Vocês têm certeza que aquela jovem contestadora não morreu nos porões da ditadura?

Resposta a Romário Regis, entusiasta de Dilma Roussef

Romário, fique tranquilo. Acordei com a impressão de que nenhum de nós, que votamos no ano que passou, viverá para ver a volta do PSDB à Presidência. Um partido que perde uma eleição para alguém como dia, que tem uma performance pública, um jeito de comunicar-se pior que o da Fátima Bernardes, é porque perdeu de vez o bonde da História.
Não é a criação um Ministério que resolverá o problema da juventude. Se fosse necessário criar um ministério para cada problema deste país, logo haveria mais ministros que contribuintes.
Não assisti o discurso de posse de Dilma. Enquanto ela discursava em Brasília, revisitei Drummond.
Ter uma mulher na presidência do Brasil é tão importante quanto ter um negro na Casa Branca, mas isso só não basta.
De Dilma, espero tão só que ela tenha coragem de abrir os arquivos da ditadura. É o mínimo que ela pode fazer em homenagem aos seus companheiros de clandestinidade, uma época gloriosa de sua vida da qual ela evita falar.

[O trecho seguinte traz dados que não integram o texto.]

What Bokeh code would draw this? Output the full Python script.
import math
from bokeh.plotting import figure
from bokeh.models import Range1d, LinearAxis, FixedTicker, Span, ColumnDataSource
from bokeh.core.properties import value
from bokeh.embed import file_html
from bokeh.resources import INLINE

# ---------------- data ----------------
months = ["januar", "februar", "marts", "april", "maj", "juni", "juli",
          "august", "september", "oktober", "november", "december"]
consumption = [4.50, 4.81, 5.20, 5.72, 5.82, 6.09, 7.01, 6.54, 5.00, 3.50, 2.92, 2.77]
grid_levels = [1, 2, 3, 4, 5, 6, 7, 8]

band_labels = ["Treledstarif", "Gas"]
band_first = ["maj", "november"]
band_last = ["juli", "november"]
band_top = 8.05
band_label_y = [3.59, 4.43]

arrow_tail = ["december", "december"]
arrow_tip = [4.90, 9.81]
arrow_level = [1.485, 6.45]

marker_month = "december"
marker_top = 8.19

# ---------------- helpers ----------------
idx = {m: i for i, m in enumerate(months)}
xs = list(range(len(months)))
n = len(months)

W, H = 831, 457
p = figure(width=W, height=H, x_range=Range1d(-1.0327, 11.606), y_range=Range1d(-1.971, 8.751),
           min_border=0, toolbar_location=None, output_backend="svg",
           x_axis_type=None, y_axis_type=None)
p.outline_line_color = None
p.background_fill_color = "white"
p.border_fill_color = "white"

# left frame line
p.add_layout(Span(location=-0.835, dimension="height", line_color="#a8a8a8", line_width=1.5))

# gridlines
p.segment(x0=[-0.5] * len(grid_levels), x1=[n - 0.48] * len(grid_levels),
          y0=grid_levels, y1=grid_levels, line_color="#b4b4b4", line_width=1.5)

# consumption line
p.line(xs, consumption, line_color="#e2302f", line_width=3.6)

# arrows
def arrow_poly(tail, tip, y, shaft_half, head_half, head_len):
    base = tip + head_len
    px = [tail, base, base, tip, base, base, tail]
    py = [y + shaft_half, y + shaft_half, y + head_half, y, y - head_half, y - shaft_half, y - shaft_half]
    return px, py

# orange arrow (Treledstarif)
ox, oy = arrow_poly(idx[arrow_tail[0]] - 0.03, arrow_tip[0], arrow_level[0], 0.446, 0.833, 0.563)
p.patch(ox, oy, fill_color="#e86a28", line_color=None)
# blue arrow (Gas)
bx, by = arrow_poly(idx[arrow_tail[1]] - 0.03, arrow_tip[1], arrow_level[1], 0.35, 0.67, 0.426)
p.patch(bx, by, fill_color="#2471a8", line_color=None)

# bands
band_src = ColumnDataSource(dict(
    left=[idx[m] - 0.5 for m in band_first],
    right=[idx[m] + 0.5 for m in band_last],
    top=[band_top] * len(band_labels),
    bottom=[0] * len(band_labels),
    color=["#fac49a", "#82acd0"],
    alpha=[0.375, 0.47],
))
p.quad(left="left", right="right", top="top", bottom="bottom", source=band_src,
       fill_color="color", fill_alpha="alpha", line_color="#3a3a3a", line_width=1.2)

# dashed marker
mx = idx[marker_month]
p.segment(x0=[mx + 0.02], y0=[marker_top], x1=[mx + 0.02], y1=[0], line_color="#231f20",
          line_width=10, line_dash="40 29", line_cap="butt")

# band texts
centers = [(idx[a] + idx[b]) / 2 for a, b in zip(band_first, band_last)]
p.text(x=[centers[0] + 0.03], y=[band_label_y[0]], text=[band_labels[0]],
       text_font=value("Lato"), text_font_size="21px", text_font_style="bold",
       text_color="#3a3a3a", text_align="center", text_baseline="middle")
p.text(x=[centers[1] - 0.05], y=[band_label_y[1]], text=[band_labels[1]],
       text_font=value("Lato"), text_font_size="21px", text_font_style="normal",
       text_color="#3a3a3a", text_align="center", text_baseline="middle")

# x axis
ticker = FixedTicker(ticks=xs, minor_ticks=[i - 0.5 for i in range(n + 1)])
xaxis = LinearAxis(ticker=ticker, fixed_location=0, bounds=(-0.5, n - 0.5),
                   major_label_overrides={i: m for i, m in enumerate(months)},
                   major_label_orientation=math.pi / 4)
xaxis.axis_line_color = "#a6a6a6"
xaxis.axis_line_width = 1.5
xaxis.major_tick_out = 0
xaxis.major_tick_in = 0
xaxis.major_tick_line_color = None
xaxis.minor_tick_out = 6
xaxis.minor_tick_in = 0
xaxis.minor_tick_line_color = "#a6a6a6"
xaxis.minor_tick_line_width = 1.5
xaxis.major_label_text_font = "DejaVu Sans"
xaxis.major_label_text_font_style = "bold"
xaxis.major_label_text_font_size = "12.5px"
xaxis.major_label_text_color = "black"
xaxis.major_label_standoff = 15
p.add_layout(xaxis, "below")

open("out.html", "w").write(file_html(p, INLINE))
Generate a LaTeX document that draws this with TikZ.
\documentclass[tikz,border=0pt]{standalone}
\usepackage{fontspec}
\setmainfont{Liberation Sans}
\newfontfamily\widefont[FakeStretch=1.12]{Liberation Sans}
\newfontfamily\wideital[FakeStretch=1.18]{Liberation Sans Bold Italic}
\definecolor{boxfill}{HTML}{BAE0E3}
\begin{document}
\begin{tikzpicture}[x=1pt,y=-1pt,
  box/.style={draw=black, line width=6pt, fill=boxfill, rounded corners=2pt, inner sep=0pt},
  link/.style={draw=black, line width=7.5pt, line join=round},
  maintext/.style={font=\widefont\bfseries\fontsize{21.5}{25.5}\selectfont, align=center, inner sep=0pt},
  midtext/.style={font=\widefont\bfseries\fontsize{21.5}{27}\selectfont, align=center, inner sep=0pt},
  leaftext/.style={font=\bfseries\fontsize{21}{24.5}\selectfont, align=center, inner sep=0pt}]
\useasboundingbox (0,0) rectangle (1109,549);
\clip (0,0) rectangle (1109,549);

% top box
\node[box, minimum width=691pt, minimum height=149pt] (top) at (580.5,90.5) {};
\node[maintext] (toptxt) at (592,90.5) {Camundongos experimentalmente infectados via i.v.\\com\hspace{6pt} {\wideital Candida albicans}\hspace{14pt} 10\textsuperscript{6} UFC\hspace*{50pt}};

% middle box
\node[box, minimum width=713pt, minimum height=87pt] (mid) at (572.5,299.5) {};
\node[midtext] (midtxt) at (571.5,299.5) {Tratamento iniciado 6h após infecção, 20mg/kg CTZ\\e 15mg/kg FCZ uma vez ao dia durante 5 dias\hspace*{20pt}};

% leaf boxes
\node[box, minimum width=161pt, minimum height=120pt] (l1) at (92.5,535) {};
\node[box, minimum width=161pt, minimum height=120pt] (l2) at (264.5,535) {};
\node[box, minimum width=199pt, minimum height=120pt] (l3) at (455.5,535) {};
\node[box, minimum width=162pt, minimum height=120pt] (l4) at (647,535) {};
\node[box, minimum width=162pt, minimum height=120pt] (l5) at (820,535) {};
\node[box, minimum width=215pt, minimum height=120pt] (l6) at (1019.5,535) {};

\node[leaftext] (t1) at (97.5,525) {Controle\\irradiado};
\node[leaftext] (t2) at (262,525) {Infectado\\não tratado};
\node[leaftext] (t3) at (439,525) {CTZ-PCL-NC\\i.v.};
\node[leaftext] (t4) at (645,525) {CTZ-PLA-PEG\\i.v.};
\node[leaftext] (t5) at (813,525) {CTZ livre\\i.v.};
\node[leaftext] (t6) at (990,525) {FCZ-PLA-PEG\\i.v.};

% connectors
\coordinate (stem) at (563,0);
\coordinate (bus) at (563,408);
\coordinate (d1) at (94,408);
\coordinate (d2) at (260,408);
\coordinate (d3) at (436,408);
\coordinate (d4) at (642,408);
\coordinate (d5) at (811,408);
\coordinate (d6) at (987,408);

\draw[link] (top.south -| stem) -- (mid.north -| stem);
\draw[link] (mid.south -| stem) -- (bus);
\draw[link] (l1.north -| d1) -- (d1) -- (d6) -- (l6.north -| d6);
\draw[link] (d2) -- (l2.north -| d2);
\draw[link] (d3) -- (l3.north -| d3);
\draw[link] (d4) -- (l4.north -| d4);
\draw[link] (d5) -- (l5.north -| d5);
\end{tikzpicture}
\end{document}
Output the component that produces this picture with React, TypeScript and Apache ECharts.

1o de janeiro: Dia de finados

Não gosto do reveillón, porque ele é para mim o verdadeiro dia de finados. No último dia do ano, sempre lembro as pessoas cujos vultos desapareceram “na extrema curva do caminho extremo” e que não estarão comigo para testemunhar e partilhar as alegrias e dores vindouras. Este ano incomodaram-me o assassinato de Alexandre Ivo, de quem não posso me dizer amigo, pois só trocamos umas trinta palavras, uma semana antes de ser ele trucidado pelos filhos de Hitler; derramei muitas lágrimas pelo passamento de Regina Célia, companheira de lutas no Sindicato, mas ela dormia tão plácida em seu esquife que desejei dormir assim quando minha hora chegar; e foi-se o José Saramago, lá em Lanzarote, distante fonte de alegrias.
É uma noite ruim, pois me é negado o sagrado – ainda que não constitucional – direito de dormir em paz, pois os fogos são como fuzis que atirassem contra qualquer movimento de Morfeu. Fico acordado até tarde contra a vontade.
Nos últimos minutos de 2010 e primeiro de 2011 estava lendo “A Interpretação dos Sonhos”, de Freud.